* _Exercise materials_:
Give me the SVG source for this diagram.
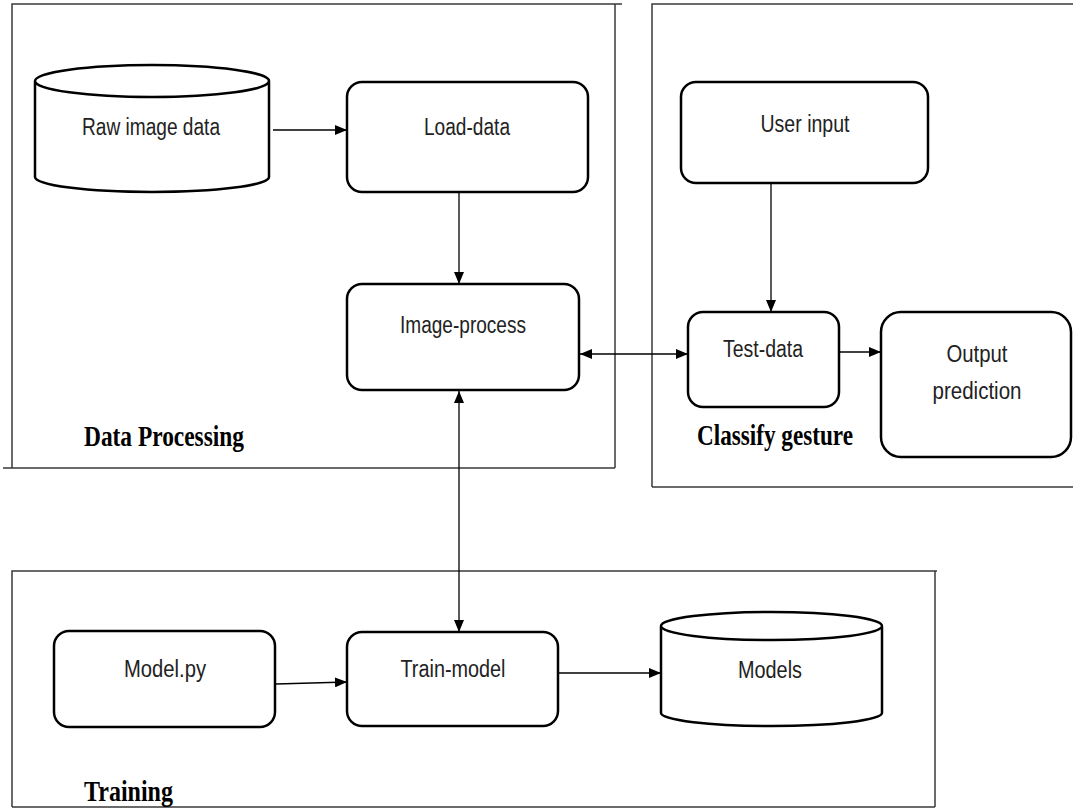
<svg xmlns="http://www.w3.org/2000/svg" width="1073" height="808" viewBox="0 0 1073 808">
<style>
.frame{fill:none;stroke:#3a3a3a;stroke-width:1.5}
.node{fill:#fff;stroke:#000;stroke-width:2.5}
.conn{fill:none;stroke:#000;stroke-width:1.3}
.lbl{font-family:"Liberation Sans",Arial,sans-serif;font-size:23px;fill:#222;text-anchor:middle}
.title{font-family:"Liberation Serif","Times New Roman",serif;font-weight:bold;font-size:29px;fill:#000}
</style>
<defs>
<marker id="ah" viewBox="0 0 12 10" refX="12" refY="5" markerWidth="12" markerHeight="10" markerUnits="userSpaceOnUse" orient="auto-start-reverse">
<path d="M0,0 L12,5 L0,10 z" fill="#000"/>
</marker>
</defs>
<rect width="1073" height="808" fill="#fff"/>

<g id="frame-data-processing">
<path class="frame" d="M12,468 V4 H622 M615,4 V468 M3,468 H615"/>
<text class="title" x="84" y="446" textLength="160" lengthAdjust="spacingAndGlyphs">Data Processing</text>
</g>
<g id="frame-classify">
<path class="frame" d="M652,487 V4 H1073 M652,487 H1073"/>
<text class="title" x="697" y="445" textLength="156" lengthAdjust="spacingAndGlyphs">Classify gesture</text>
</g>
<g id="frame-training">
<path class="frame" d="M12,807 V571 H937 M935,571 V807 M12,807 H935"/>
<text class="title" x="84" y="801" textLength="89" lengthAdjust="spacingAndGlyphs">Training</text>
</g>

<g id="raw-image-data">
<path class="node" d="M35,81 V177 A117,15 0 0 0 269,177 V81 A117,16 0 0 0 35,81 A117,16 0 0 0 269,81"/>
<text class="lbl" x="151" y="135" textLength="138" lengthAdjust="spacingAndGlyphs">Raw image data</text>
</g>
<g id="load-data">
<rect class="node" x="347" y="82" width="241" height="110" rx="15"/>
<text class="lbl" x="467" y="135" textLength="86" lengthAdjust="spacingAndGlyphs">Load-data</text>
</g>
<g id="image-process">
<rect class="node" x="347" y="284" width="232" height="106" rx="15"/>
<text class="lbl" x="463" y="333" textLength="126" lengthAdjust="spacingAndGlyphs">Image-process</text>
</g>
<g id="user-input">
<rect class="node" x="681" y="82" width="247" height="101" rx="15"/>
<text class="lbl" x="805" y="132" textLength="89" lengthAdjust="spacingAndGlyphs">User input</text>
</g>
<g id="test-data">
<rect class="node" x="688" y="312" width="151" height="95" rx="15"/>
<text class="lbl" x="763" y="357" textLength="80" lengthAdjust="spacingAndGlyphs">Test-data</text>
</g>
<g id="output-prediction">
<rect class="node" x="881" y="312" width="190" height="145" rx="20"/>
<text class="lbl" x="977" y="362" textLength="61" lengthAdjust="spacingAndGlyphs">Output</text>
<text class="lbl" x="977" y="399" textLength="89" lengthAdjust="spacingAndGlyphs">prediction</text>
</g>
<g id="model-py">
<rect class="node" x="54" y="631" width="221" height="96" rx="15"/>
<text class="lbl" x="165" y="677" textLength="82" lengthAdjust="spacingAndGlyphs">Model.py</text>
</g>
<g id="train-model">
<rect class="node" x="347" y="632" width="211" height="94" rx="15"/>
<text class="lbl" x="453" y="677" textLength="105" lengthAdjust="spacingAndGlyphs">Train-model</text>
</g>
<g id="models">
<path class="node" d="M661,626 V713 A110.5,13 0 0 0 882,713 V626 A110.5,14 0 0 0 661,626 A110.5,14 0 0 0 882,626"/>
<text class="lbl" x="770" y="678" textLength="64" lengthAdjust="spacingAndGlyphs">Models</text>
</g>

<g id="connectors">
<line class="conn" x1="273" y1="130" x2="347" y2="130" marker-end="url(#ah)"/>
<line class="conn" x1="459" y1="192" x2="459" y2="284" marker-end="url(#ah)"/>
<line class="conn" x1="580" y1="354" x2="688" y2="354" marker-start="url(#ah)" marker-end="url(#ah)"/>
<line class="conn" x1="771" y1="183" x2="771" y2="312" marker-end="url(#ah)"/>
<line class="conn" x1="839" y1="352" x2="881" y2="352" marker-end="url(#ah)"/>
<line class="conn" x1="459" y1="391" x2="459" y2="632" marker-start="url(#ah)" marker-end="url(#ah)"/>
<line class="conn" x1="276" y1="684" x2="347" y2="682" marker-end="url(#ah)"/>
<line class="conn" x1="558" y1="673" x2="661" y2="673" marker-end="url(#ah)"/>
</g>
</svg>
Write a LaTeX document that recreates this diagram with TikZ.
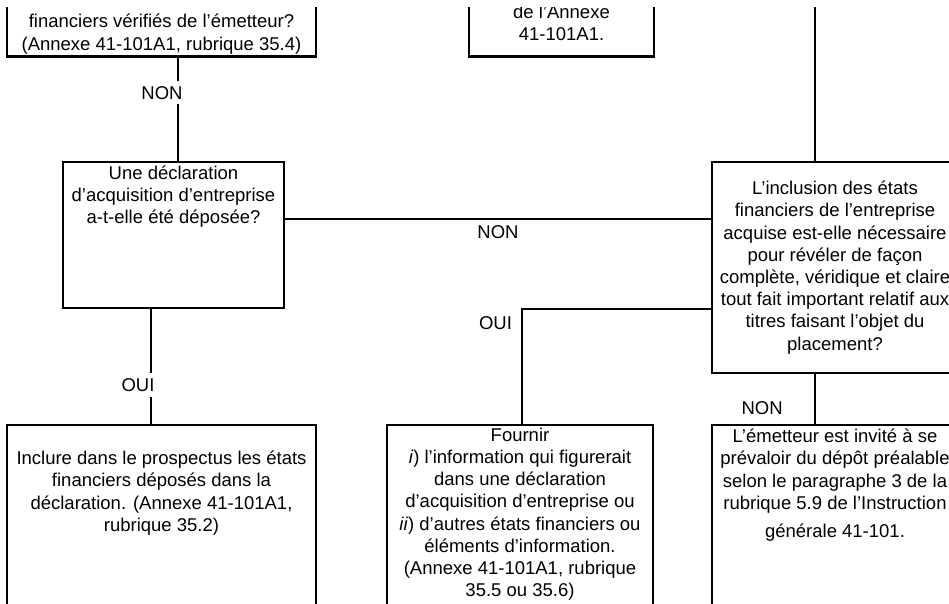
\documentclass[tikz,border=0pt]{standalone}
\usepackage{fontspec}
\setmainfont{Liberation Sans}
\usetikzlibrary{positioning}
\tikzset{sm box/.style={draw,line width=2.7pt,inner sep=0pt},
         txt/.style={align=center,inner sep=0pt,anchor=base,font=\fontsize{18.5}{22.2}\selectfont},
         lab/.style={inner sep=1pt,font=\fontsize{18.5}{22.2}\selectfont},}
\tikzstyle{link} = [line width=2.8pt]

\begin{document}
\begin{tikzpicture}[x=1pt,y=-1pt]
    \useasboundingbox (0,0) rectangle (949,604);
    \clip (0,8) rectangle (949,604);

    \node[sm box,minimum width=309pt,minimum height=117pt] (q0) at (161.5,-2) {};
    \node[sm box,minimum width=185pt,minimum height=117pt] (q1) at (561.5,-2) {};
    \node[sm box,minimum width=221pt,minimum height=146pt] (q2) at (173.5,235) {};
    \node[sm box,minimum width=246pt,minimum height=211pt] (q3) at (835,267.5) {};
    \node[sm box,minimum width=309pt,minimum height=254pt] (q4) at (161.5,552) {};
    \node[sm box,minimum width=266pt,minimum height=254pt] (q5) at (520,552) {};
    \node[sm box,minimum width=246pt,minimum height=254pt] (q6) at (835,552) {};

    \node[txt] (t0) at ([yshift=7.8pt]q0.south) {financiers vérifiés de l’émetteur?\\(Annexe 41-101A1, rubrique 35.4)};
    \node[txt] (t1) at ([yshift=17.5pt]q1.south) {de l’Annexe\\41-101A1.};
    \node[txt] (t2) at ([yshift=-62.9pt]q2.north) {Une déclaration\\d’acquisition d’entreprise\\a-t-elle été déposée?};
    \node[txt] (t3) at ([yshift=-189.5pt]q3.north) {L’inclusion des états\\financiers de l’entreprise\\acquise est-elle nécessaire\\pour révéler de façon\\complète, véridique et claire\\tout fait important relatif aux\\titres faisant l’objet du\\placement?};
    \node[txt] (t4) at ([yshift=-107.6pt]q4.north) {Inclure dans le prospectus les états\\financiers déposés dans la\\déclaration. (Annexe 41-101A1,\\rubrique 35.2)};
    \node[txt] (t5) at ([yshift=-173pt]q5.north) {Fournir\\ \textit{i}) l’information qui figurerait\\dans une déclaration\\d’acquisition d’entreprise ou\\\textit{ii}) d’autres états financiers ou\\éléments d’information.\\(Annexe 41-101A1, rubrique\\35.5 ou 35.6)};
    \node[txt] (t6) at ([yshift=-113.8pt]q6.north) {L’émetteur est invité à se\\prévaloir du dépôt préalable\\selon le paragraphe 3 de la\\rubrique 5.9 de l’Instruction\\[6pt]générale 41-101.};

    \coordinate (c1) at (815,0);

    \draw [link] ([xshift=16.5pt]q0.south) -- node[lab,fill=white,inner sep=5pt,pos=0.34,xshift=-16pt] (n1) {NON} ([xshift=16.5pt]q0.south |- q2.north);
    \draw [link] ([xshift=-22.5pt]q2.south) -- node[lab,fill=white,inner sep=5.5pt,pos=0.66,xshift=-13pt] (y1) {OUI} ([xshift=-22.5pt]q2.south |- q4.north);
    \draw [link,line width=2.2pt] ([yshift=16pt]q2.east) -- node[lab,below=4.4pt] (n2) {NON} ([yshift=16pt]q2.east -| q3.west);
    \draw [link] (c1) -- (c1 |- q3.north);
    \draw [link,line width=2.2pt] ([yshift=-41.5pt]q3.west) -| node[lab,pos=0.5,anchor=north east,xshift=-8pt,yshift=-5pt] (y2) {OUI} ([xshift=2pt]q5.north);
    \draw [link] (c1 |- q3.south) -- node[lab,pos=0.69,left=30pt] (n3) {NON} (c1 |- q6.north);

\end{tikzpicture}
\end{document}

* _Exercise requirements_: Check each line above for the string "this" and report how many lines have it, giving only the number.

* _Task result_: 2